Sur l'onde de choc

(titre original : The Shockwave Rider)

 

Roman de John Brunner, écrit en 1975 et paru au Livre de Poche.

Ce roman est peut-être le plus visionnaire de John Brunner : il y invente le virus informatique, ainsi que des possibilités logicielles nouvelles pour son époque. Pourtant, l'intérêt du roman se situe en grande partie ailleurs.

Par exemple dans ce jeu de mots : "First, the foot race (la course à pied); then, the arm race (littéralement, la course aux bras, en fait, la course à l'armement); then, the brain race (la course aux cerveaux), and, finally, the human race (la course aux hommes, ou la race humaine)". On peut en effet s'en servir pour résumer une partie de l'œuvre de Brunner: L'orbite déchiquetée décrit la course aux armes, Sur l'onde de choc la course aux cerveaux et Tous à Zanzibar la course aux hommes. C'est évidemment un découpage un peu caricatural tant chaque œuvre aborde de nombreux thèmes.
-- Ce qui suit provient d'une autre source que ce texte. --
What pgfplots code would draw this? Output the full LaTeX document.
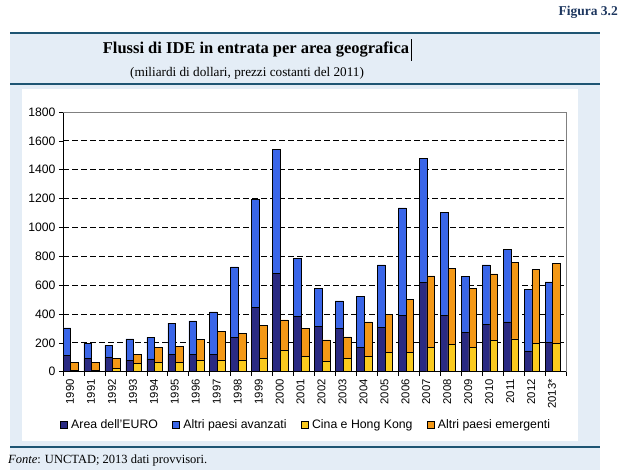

Le héros est un génie, détecté très tôt par les services de l'Etat américain qui lui donnent une éducation spéciale et très coûteuse dans un centre spécialisé. Mais, révolté par la vue d'une créature produite par les manipulations génétiques d'un des directeurs du centre, il se rend compte des défaillances du système et s'enfuit. L'Etat n'a pas l'intention de se séparer d'un élément aussi prometteur et le traque.

Mais il fait partie des codes 4GH, c'est-à-dire qu'il a les moyens de changer sans cesse d'identité sur le réseau qui contrôle la vie de ses concitoyens : celui-ci est en effet le seul point d'ancrage des gens, entraînés dans le style-de-vie banane, qui les incite à perdre toute attache, à sans cesse changer de domicile, d'emploi, etc, dans une frénésie de consommation, selon la devise "Rebondir ou s'écraser". Mais dans ce monde devenu paranoïaque où la denrée la plus chère est l'information et où chacun a peur que son voisin en sache plus que lui (la plupart des informations transitant par le réseau sont codées), où trouver de la raison ? Peut-être dans ces zones de compensation légale, villages sans téléphone ni accès au réseau bâtis sur les ruines de la Californie : celle-ci a été dévasté par un énième tremblement de terre, et l'Etat n'a plus les moyens de reconstruire.

Ce n'est qu'un bref aperçu de ce roman bien plus court qu'un Tous à Zanzibar, mais qui n'est pas loin d'être aussi riche. Ce roman est parfois considéré comme un précurseur du cyberpunk, mais Brunner ne reconnaît pas la filiation. Il est vrai qu'à mon sens, les romans parfois étiquetés "pré-cyberpunk" sont bien meilleurs que les cyberpunks purs et durs, car ils possèdent le souffle spéculatif sans s'être enfermés dans le carcan d'un genre qui finit par se mordre la queue et par manquer d'oxygène à force de décrire les mêmes types de société et de surexploiter les mêmes thèmes.